03 May, 2017

Kylo Ren Vs Darth Vader: Redemption Arc Logic 101

This is how redemption arcs begin?

I've read articles and watched videos about how "Kylo Ren can't be redeemed because he killed his father" but Darth Vader could be redeemed because "we didn't know those little kids he murdered in cold blood."

So Kylo Ren killed an overconfident, self-absorbed, narcissistic, proud-scoundrel who was once a smuggler of illegal drugs that likely ended up in the hands of poor brown alien children desperately trying to survive the oppression of the white-humans in the Empire; who considered abandoning his would-be-friends over money; who needlessly yelled at and treated his most loyal friend like an idiotic pet and questioned and mocked him when things he was likely just as responsible for didn't go well; and emotionally abandoned his wife and child at some point in his life; who was so valuable to you, his son cannot be redeemed for killing him, but that kid's grandfather is redeemable because he only murdered children whose names you didn't know? And this is a reasonable argument? What's your next argument? "It's not real! So I can be irrational about it!" In the story it's all real. That's how story telling works. If you don't respect the truth within the story, do we have to respect your argument? Perhaps this is an issue of a lack of critical thinking and not just about some people irrationally refusing to be fair, so let's analyze this.

Consider, the small children killed at the Jedi Temple came out of hiding because they trusted Anakin Skywalker. They looked to him to save them. He didn't only betray the trust of the Jedi Order, for his own selfish-needs, he also lacked a basic human sympathy instinct for children, and used their trust for him to draw them out so he could murder them.

Meanwhile, Han Solo was overconfident and believed he could turn his son by confronting him. Because that's the kind of thing a guy like Han Solo would believe.

Those children had no reason to believe Anakin Skywalker would murder them. They were hiding inside a room with no way out. They didn't walk to their death, they were tricked... given hope right before their deaths. What about their lives mattered less than a guy who could have avoided his killer? I don't say this to blame Han Solo for trying, but to illustrate the choice these respective victims had to avoid death. Han went forward to confront someone he knew was a dangerous killer. Han was a capable warrior. Han was only tricking himself... even then, he had a chance to come out alive (and based on JJ's comments, could have convinced Kylo to turn to the light).

But those children at the Jedi Temple saw their hero; were given hope; came out to be saved; and he murdered them for it.

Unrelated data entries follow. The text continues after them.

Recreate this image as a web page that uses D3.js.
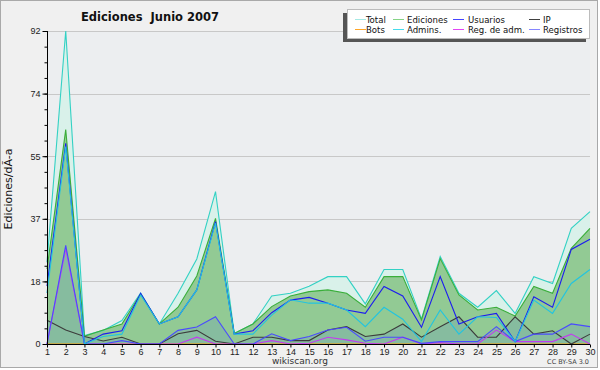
<!DOCTYPE html>
<html>
<head>
<meta charset="utf-8">
<script src="https://cdn.jsdelivr.net/npm/d3@7"></script>
<style>
  body { margin: 0; background: #ffffff; }
  svg { display: block; font-family: "DejaVu Sans", sans-serif; }
  .cond { font-family: "DejaVu Sans Condensed", "DejaVu Sans", sans-serif; font-stretch: condensed; }
</style>
</head>
<body>
<svg id="chart" width="600" height="370"></svg>
<script>
const days = [1, 2, 3, 4, 5, 6, 7, 8, 9, 10, 11, 12, 13, 14, 15, 16, 17, 18, 19, 20, 21, 22, 23, 24, 25, 26, 27, 28, 29, 30];

const total     = [24, 92, 2.5, 4, 6.9, 15, 5.9, 14.9, 25, 44.8, 3.1, 5.9, 14.1, 14.9, 17, 19.8, 19.8, 11.8, 21.9, 21.9, 7.4, 25.7, 14.9, 10.8, 15.7, 9, 19.8, 17.8, 34, 38.9];
const ediciones = [22, 63, 2.3, 4.1, 5.9, 14.7, 5.9, 10.8, 20, 36.9, 3.1, 5.9, 11, 14.1, 15.4, 15.9, 14.9, 10.8, 19.8, 19.8, 7.1, 25.1, 14.4, 10, 10.8, 8.2, 16.9, 14.9, 28.1, 34];
const usuarios  = [17, 59, 0, 2.9, 3.9, 14.9, 5.9, 8, 15.9, 36, 2.9, 3.9, 9.2, 12.9, 13.7, 12, 10, 9, 16.9, 14.1, 4.9, 19.8, 5.9, 8, 9, 0.7, 13.9, 10.8, 27.8, 30.8];
const ip        = [7, 4.1, 2.2, 0.9, 2, 0, 0, 3, 4, 0.8, 0, 2, 2, 1, 1, 4.1, 5.1, 2.2, 2.9, 5.9, 2, 5.1, 8, 2, 2, 8, 2.9, 3.9, 0, 2.9];
const bots      = [0, 0, 0, 0, 0, 0, 0, 0, 0, 0, 0, 0, 0, 0, 0, 0, 0, 0, 0, 0, 0, 0, 0, 0, 0, 0, 0, 0, 0, 0];
const admins    = [15, 58, 0, 2.2, 2.9, 14.4, 5.9, 8, 15.9, 35.5, 2.9, 2.9, 8.5, 13, 12, 12, 10, 5.1, 10.8, 7.3, 0.7, 10, 2.9, 8, 7.8, 0.7, 12.9, 9, 17.8, 21.9];
const regAdm    = [0, 28, 0, 0, 0, 0, 0, 0, 2, 0, 0, 0, 1, 0, 0.2, 2, 1.2, 0.2, 0, 2, 0, 0.4, 0, 0, 4.1, 0.7, 0.7, 0.7, 2.9, 0];
const registros = [0, 29, 0, 0, 1, 0, 0, 4, 5, 8, 0, 0, 3, 1, 2.2, 4.1, 4.9, 0.8, 2, 2, 0.2, 0.7, 0.7, 0.7, 5.1, 0.7, 2.9, 2.9, 5.9, 5.1];

const yTicks = [0, 18.4, 36.8, 55.2, 73.6, 92];
const yTickLabels = ['0', '18', '37', '55', '74', '92'];

const legendItems = [
  { name: 'Total', color: '#a6e9e4' },
  { name: 'Ediciones', color: '#86d486' },
  { name: 'Usuarios', color: '#4646ff' },
  { name: 'IP', color: '#404040' },
  { name: 'Bots', color: '#ffa628' },
  { name: 'Admins.', color: '#46dcec' },
  { name: 'Reg. de adm.', color: '#e246f4' },
  { name: 'Registros', color: '#8686ff' }
];

const svg = d3.select('#chart');

const plot = { left: 47, right: 590, top: 31, bottom: 344 };

const x = d3.scaleLinear().domain([1, 30]).range([plot.left, plot.right]);
const y = d3.scaleLinear().domain([0, 92]).range([plot.bottom, plot.top]);

// background + frame
svg.append('rect')
  .attr('x', 0.5).attr('y', 0.5)
  .attr('width', 597).attr('height', 367)
  .attr('fill', '#f0f0f0')
  .attr('stroke', '#a9a9a9');

svg.append('rect')
  .attr('x', plot.left).attr('y', plot.top)
  .attr('width', plot.right - plot.left).attr('height', plot.bottom - plot.top)
  .attr('fill', '#eceef0');

// grid
svg.append('g')
  .selectAll('line')
  .data(yTicks.slice(1))
  .enter()
  .append('line')
  .attr('x1', plot.left).attr('x2', plot.right)
  .attr('y1', (d) => Math.round(y(d)) + 0.5)
  .attr('y2', (d) => Math.round(y(d)) + 0.5)
  .attr('stroke', '#c8c8c8');

const area = (vals) => d3.area()
  .x((d, i) => x(days[i]))
  .y0(y(0))
  .y1((d) => y(d))(vals);

const line = (vals) => d3.line()
  .x((d, i) => x(days[i]))
  .y((d) => y(d))(vals);

svg.append('path').attr('d', area(total)).attr('fill', '#d9f1ea');
svg.append('path').attr('d', area(ediciones)).attr('fill', '#92ca94');
svg.append('path').attr('d', area(ip)).attr('fill', '#86bc9f');
svg.append('path').attr('d', area(registros)).attr('fill', '#86bc9f');

const series = [
  { vals: bots, color: '#ff9900' },
  { vals: total, color: '#33d1c4' },
  { vals: ediciones, color: '#3aae3a' },
  { vals: ip, color: '#3c3c3c' },
  { vals: regAdm, color: '#c23cf0' },
  { vals: registros, color: '#4a4aff' },
  { vals: usuarios, color: '#1c1cf0' },
  { vals: admins, color: '#22c4e0' }
];

svg.append('g')
  .selectAll('path')
  .data(series)
  .enter()
  .append('path')
  .attr('d', (d) => line(d.vals))
  .attr('fill', 'none')
  .attr('stroke', (d) => d.color)
  .attr('stroke-width', 1.1)
  .attr('stroke-linejoin', 'miter');

// y axis
const yAxis = d3.axisLeft(y)
  .tickValues(yTicks)
  .tickFormat((d, i) => yTickLabels[i])
  .tickSize(5)
  .tickPadding(2);
const yMinor = d3.axisLeft(y)
  .tickValues(d3.range(0, 92.01, 4.6))
  .tickFormat('')
  .tickSize(3);

svg.append('g')
  .attr('transform', `translate(${plot.left + 0.5},0)`)
  .call(yMinor)
  .call((g) => g.select('.domain').remove());

const yAxisG = svg.append('g')
  .attr('transform', `translate(${plot.left + 0.5},0)`)
  .call(yAxis);
yAxisG.select('.domain').attr('d', `M0,${plot.top}V${plot.bottom}`);
yAxisG.selectAll('text').style('font-size', '9px').attr('fill', '#222');

// x axis
const xAxis = d3.axisBottom(x)
  .tickValues(days)
  .tickFormat(d3.format('d'))
  .tickSize(3)
  .tickPadding(1);
const xAxisG = svg.append('g')
  .attr('transform', `translate(0,${plot.bottom + 0.5})`)
  .call(xAxis);
xAxisG.select('.domain').attr('d', `M${plot.left},0H${plot.right}`);
xAxisG.selectAll('text').style('font-size', '9px').attr('fill', '#222');

// title
svg.append('text')
  .attr('x', 150).attr('y', 21)
  .attr('text-anchor', 'middle')
  .style('font-size', '11.5px')
  .style('font-weight', 'bold')
  .style('white-space', 'pre')
  .attr('fill', '#111')
  .text('Ediciones  Junio 2007');

// y label
svg.append('text')
  .attr('transform', 'translate(12,189) rotate(-90)')
  .attr('text-anchor', 'middle')
  .style('font-size', '11px')
  .attr('fill', '#111')
  .text('Ediciones/dÃ-a');

// footer
svg.append('text')
  .attr('x', 300).attr('y', 364)
  .attr('text-anchor', 'middle')
  .style('font-size', '9px')
  .attr('fill', '#333')
  .text('wikiscan.org');

svg.append('text')
  .attr('x', 589).attr('y', 364)
  .attr('text-anchor', 'end')
  .style('font-size', '6.5px')
  .attr('fill', '#444')
  .text('CC BY-SA 3.0');

// legend
const lg = svg.append('g');
lg.append('rect')
  .attr('x', 343).attr('y', 13)
  .attr('width', 243).attr('height', 29)
  .attr('fill', '#555');
lg.append('rect')
  .attr('x', 347.5).attr('y', 9.5)
  .attr('width', 242).attr('height', 29)
  .attr('fill', '#fff')
  .attr('stroke', '#bcbcbc');

const colX = [355, 393, 453, 529];
const textX = [366, 407, 468, 543];
const rowY = [19, 29];

const items = lg.selectAll('g.item')
  .data(legendItems)
  .enter()
  .append('g')
  .attr('class', 'item');

items.append('line')
  .attr('x1', (d, i) => colX[i % 4])
  .attr('x2', (d, i) => colX[i % 4] + 11)
  .attr('y1', (d, i) => rowY[Math.floor(i / 4)] + 0.5)
  .attr('y2', (d, i) => rowY[Math.floor(i / 4)] + 0.5)
  .attr('stroke', (d) => d.color);

items.append('text')
  .attr('class', 'cond')
  .attr('x', (d, i) => textX[i % 4])
  .attr('y', (d, i) => rowY[Math.floor(i / 4)] + 3.5)
  .style('font-size', '9.5px')
  .attr('fill', '#111')
  .text((d) => d.name);
</script>
</body>
</html>
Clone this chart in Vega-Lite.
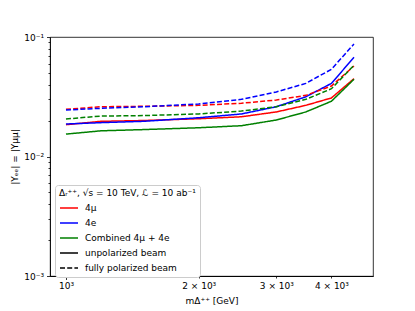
{
  "$schema": "https://vega.github.io/schema/vega-lite/v6.json",
  "width": 323,
  "height": 239,
  "autosize": {"type": "none"},
  "padding": {"left": 50, "top": 37, "right": 42, "bottom": 35},
  "background": "white",
  "config": {
    "font": "DejaVu Sans",
    "view": {"stroke": "black", "strokeWidth": 0.8},
    "axis": {"domainColor": "black", "domainWidth": 0.8, "tickColor": "black", "tickWidth": 0.8, "grid": false, "labelFont": "DejaVu Sans", "labelFontSize": 9, "labelColor": "black", "titleFont": "DejaVu Sans", "titleFontSize": 9, "titleFontWeight": "normal", "titleColor": "black"}
  },
  "data": {"values": [
    {"m": 1000, "Y": 0.01845, "channel": "4μ", "beam": "unpolarized beam", "s": "r1"},
    {"m": 1200, "Y": 0.0197, "channel": "4μ", "beam": "unpolarized beam", "s": "r1"},
    {"m": 1500, "Y": 0.0200, "channel": "4μ", "beam": "unpolarized beam", "s": "r1"},
    {"m": 2000, "Y": 0.0207, "channel": "4μ", "beam": "unpolarized beam", "s": "r1"},
    {"m": 2500, "Y": 0.0215, "channel": "4μ", "beam": "unpolarized beam", "s": "r1"},
    {"m": 3000, "Y": 0.0236, "channel": "4μ", "beam": "unpolarized beam", "s": "r1"},
    {"m": 3500, "Y": 0.0268, "channel": "4μ", "beam": "unpolarized beam", "s": "r1"},
    {"m": 4000, "Y": 0.0309, "channel": "4μ", "beam": "unpolarized beam", "s": "r1"},
    {"m": 4500, "Y": 0.0448, "channel": "4μ", "beam": "unpolarized beam", "s": "r1"},
    {"m": 1000, "Y": 0.0187, "channel": "4e", "beam": "unpolarized beam", "s": "b1"},
    {"m": 1200, "Y": 0.0192, "channel": "4e", "beam": "unpolarized beam", "s": "b1"},
    {"m": 1500, "Y": 0.0197, "channel": "4e", "beam": "unpolarized beam", "s": "b1"},
    {"m": 2000, "Y": 0.0211, "channel": "4e", "beam": "unpolarized beam", "s": "b1"},
    {"m": 2500, "Y": 0.0227, "channel": "4e", "beam": "unpolarized beam", "s": "b1"},
    {"m": 3000, "Y": 0.0261, "channel": "4e", "beam": "unpolarized beam", "s": "b1"},
    {"m": 3500, "Y": 0.0316, "channel": "4e", "beam": "unpolarized beam", "s": "b1"},
    {"m": 4000, "Y": 0.0409, "channel": "4e", "beam": "unpolarized beam", "s": "b1"},
    {"m": 4500, "Y": 0.0676, "channel": "4e", "beam": "unpolarized beam", "s": "b1"},
    {"m": 1000, "Y": 0.0154, "channel": "Combined 4μ + 4e", "beam": "unpolarized beam", "s": "g1"},
    {"m": 1200, "Y": 0.0164, "channel": "Combined 4μ + 4e", "beam": "unpolarized beam", "s": "g1"},
    {"m": 1500, "Y": 0.0168, "channel": "Combined 4μ + 4e", "beam": "unpolarized beam", "s": "g1"},
    {"m": 2000, "Y": 0.0174, "channel": "Combined 4μ + 4e", "beam": "unpolarized beam", "s": "g1"},
    {"m": 2500, "Y": 0.0181, "channel": "Combined 4μ + 4e", "beam": "unpolarized beam", "s": "g1"},
    {"m": 3000, "Y": 0.0202, "channel": "Combined 4μ + 4e", "beam": "unpolarized beam", "s": "g1"},
    {"m": 3500, "Y": 0.0236, "channel": "Combined 4μ + 4e", "beam": "unpolarized beam", "s": "g1"},
    {"m": 4000, "Y": 0.0290, "channel": "Combined 4μ + 4e", "beam": "unpolarized beam", "s": "g1"},
    {"m": 4500, "Y": 0.0443, "channel": "Combined 4μ + 4e", "beam": "unpolarized beam", "s": "g1"},
    {"m": 1000, "Y": 0.0248, "channel": "4μ", "beam": "fully polarized beam", "s": "r2"},
    {"m": 1200, "Y": 0.0261, "channel": "4μ", "beam": "fully polarized beam", "s": "r2"},
    {"m": 1500, "Y": 0.0263, "channel": "4μ", "beam": "fully polarized beam", "s": "r2"},
    {"m": 2000, "Y": 0.0268, "channel": "4μ", "beam": "fully polarized beam", "s": "r2"},
    {"m": 2500, "Y": 0.0279, "channel": "4μ", "beam": "fully polarized beam", "s": "r2"},
    {"m": 3000, "Y": 0.0297, "channel": "4μ", "beam": "fully polarized beam", "s": "r2"},
    {"m": 3500, "Y": 0.0325, "channel": "4μ", "beam": "fully polarized beam", "s": "r2"},
    {"m": 4000, "Y": 0.0389, "channel": "4μ", "beam": "fully polarized beam", "s": "r2"},
    {"m": 4500, "Y": 0.0572, "channel": "4μ", "beam": "fully polarized beam", "s": "r2"},
    {"m": 1000, "Y": 0.0245, "channel": "4e", "beam": "fully polarized beam", "s": "b2"},
    {"m": 1200, "Y": 0.0253, "channel": "4e", "beam": "fully polarized beam", "s": "b2"},
    {"m": 1500, "Y": 0.0261, "channel": "4e", "beam": "fully polarized beam", "s": "b2"},
    {"m": 2000, "Y": 0.0275, "channel": "4e", "beam": "fully polarized beam", "s": "b2"},
    {"m": 2500, "Y": 0.0301, "channel": "4e", "beam": "fully polarized beam", "s": "b2"},
    {"m": 3000, "Y": 0.0347, "channel": "4e", "beam": "fully polarized beam", "s": "b2"},
    {"m": 3500, "Y": 0.0409, "channel": "4e", "beam": "fully polarized beam", "s": "b2"},
    {"m": 4000, "Y": 0.0537, "channel": "4e", "beam": "fully polarized beam", "s": "b2"},
    {"m": 4500, "Y": 0.0874, "channel": "4e", "beam": "fully polarized beam", "s": "b2"},
    {"m": 1000, "Y": 0.0206, "channel": "Combined 4μ + 4e", "beam": "fully polarized beam", "s": "g2"},
    {"m": 1200, "Y": 0.0218, "channel": "Combined 4μ + 4e", "beam": "fully polarized beam", "s": "g2"},
    {"m": 1500, "Y": 0.0220, "channel": "Combined 4μ + 4e", "beam": "fully polarized beam", "s": "g2"},
    {"m": 2000, "Y": 0.0227, "channel": "Combined 4μ + 4e", "beam": "fully polarized beam", "s": "g2"},
    {"m": 2500, "Y": 0.0240, "channel": "Combined 4μ + 4e", "beam": "fully polarized beam", "s": "g2"},
    {"m": 3000, "Y": 0.0261, "channel": "Combined 4μ + 4e", "beam": "fully polarized beam", "s": "g2"},
    {"m": 3500, "Y": 0.0301, "channel": "Combined 4μ + 4e", "beam": "fully polarized beam", "s": "g2"},
    {"m": 4000, "Y": 0.0369, "channel": "Combined 4μ + 4e", "beam": "fully polarized beam", "s": "g2"},
    {"m": 4500, "Y": 0.0580, "channel": "Combined 4μ + 4e", "beam": "fully polarized beam", "s": "g2"}
  ]},
  "resolve": {"axis": {"x": "independent", "y": "independent"}},
  "layer": [
    {
      "mark": {"type": "line", "strokeWidth": 1.5, "clip": true},
      "encoding": {
        "x": {"field": "m", "type": "quantitative",
              "scale": {"type": "log", "domain": [920, 4970], "nice": false},
              "axis": {"orient": "bottom", "values": [2000, 3000, 4000], "tickSize": 2, "labelPadding": 3, "labelExpr": "datum.value == 2000 ? '2 × 10³' : datum.value == 3000 ? '3 × 10³' : '4 × 10³'", "title": "mΔ⁺⁺ [GeV]", "titlePadding": 6}},
        "y": {"field": "Y", "type": "quantitative",
              "scale": {"type": "log", "domain": [0.001, 0.1], "nice": false},
              "axis": {"orient": "left", "values": [0.001, 0.01, 0.1], "tickSize": 3.5, "labelPadding": 3, "labelExpr": "datum.value > 0.05 ? '10⁻¹' : datum.value > 0.005 ? '10⁻²' : '10⁻³'", "title": "|Yₑₑ| = |Yμμ|", "titlePadding": 4}},
        "detail": {"field": "s"},
        "color": {"field": "channel", "type": "nominal",
                  "scale": {"domain": ["4μ", "4e", "Combined 4μ + 4e", "unpolarized beam", "fully polarized beam"], "range": ["#ff0000", "#0000ff", "#008000", "#000000", "#000000"]},
                  "legend": {"title": "Δᵣ⁺⁺, √s = 10 TeV, ℒ = 10 ab⁻¹", "orient": "none", "legendX": 5, "legendY": 148, "symbolType": "stroke", "symbolSize": 324, "symbolStrokeWidth": 1.5, "labelFontSize": 9, "labelFont": "DejaVu Sans", "titleFont": "DejaVu Sans", "titleFontSize": 9, "titleFontWeight": "normal", "titleColor": "black", "labelColor": "black", "padding": 4, "rowPadding": -4.5, "titlePadding": 0, "labelOffset": 6, "strokeColor": "#cccccc", "fillColor": "white", "cornerRadius": 3}},
        "strokeDash": {"field": "beam", "type": "nominal",
                  "scale": {"domain": ["4μ", "4e", "Combined 4μ + 4e", "unpolarized beam", "fully polarized beam"], "range": [[1, 0], [1, 0], [1, 0], [1, 0], [5, 2.2]]},
                  "legend": {"title": "Δᵣ⁺⁺, √s = 10 TeV, ℒ = 10 ab⁻¹", "orient": "none", "legendX": 5, "legendY": 148, "symbolType": "stroke", "symbolSize": 324, "symbolStrokeWidth": 1.5, "labelFontSize": 9, "labelFont": "DejaVu Sans", "titleFont": "DejaVu Sans", "titleFontSize": 9, "titleFontWeight": "normal", "titleColor": "black", "labelColor": "black", "padding": 4, "rowPadding": -4.5, "titlePadding": 0, "labelOffset": 6, "strokeColor": "#cccccc", "fillColor": "white", "cornerRadius": 3}}
      }
    },
    {
      "mark": {"type": "point", "opacity": 0},
      "encoding": {
        "x": {"field": "m", "type": "quantitative",
              "axis": {"orient": "bottom", "values": [1000], "tickSize": 3.5, "labelPadding": 1.5, "labelExpr": "'10³'", "title": null}},
        "y": {"field": "Y", "type": "quantitative",
              "axis": {"orient": "left", "values": [0.002, 0.003, 0.004, 0.005, 0.006, 0.007, 0.008, 0.009, 0.02, 0.03, 0.04, 0.05, 0.06, 0.07, 0.08, 0.09], "tickSize": 2, "labels": false, "domain": false, "title": null}}
      }
    }
  ]
}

Anakin Skywalker, by any reasonable modern standard, is irredeemable. Yet he saves his son and "turns to the light" and is made "one with the Force" and is now a Force ghost. Great. So, in this story, a single act of kindness can turn you away from the darkness, and into the light, give you eternal conscious life, and be forgiven by the fans. And some are fine with that. The creator of Star Wars seems to be fine with that too. But the argument against Kylo Ren being given the same consideration makes no sense.

Darth Vader cannot be redeemable unless Kylo Ren is also redeemable. Anakin didn't pay for his crimes, he paid for one good deed with his life. That's not enough for a redemption arc if what his grandson did is "irredeemable." At least Kylo Ren has the possibility of a redemption arc if it begins in "The Last Jedi" and, at the end of Episode IX, has him turned to the light and willing to spend the rest of his life earning it.

Either a single act of goodness leads to redemption for every big-bad in this story, or a single act of kindness can't wash away many deeds of terror. But if not, then once turned from the darkness to the light, and no longer acting as Darth Vader, Anakin needed another 20 years of making up for what he did before he could be considered redeemed. The same for Kylo Ren. He needs to abandon the darkness, discard the name Kylo Ren, and live the life of a do-gooder for the rest of his life to be considered redeemed. But at least, as of this upcoming movie, Ben Solo still has that chance. Anakin Skywalker doesn't and didn't.

By the logic of the Star Wars Skywalker Saga redemption rule, both Kylo Ren and Darth Vader are equally redeemable. But by modern concepts of redemption it is Anakin, not Ben, who is the irredeemable Skywalker. Ben may not ever be redeemed, but he's at worst equally redeemable to Anakin. At best, the only redeemable dark-side Skywalker.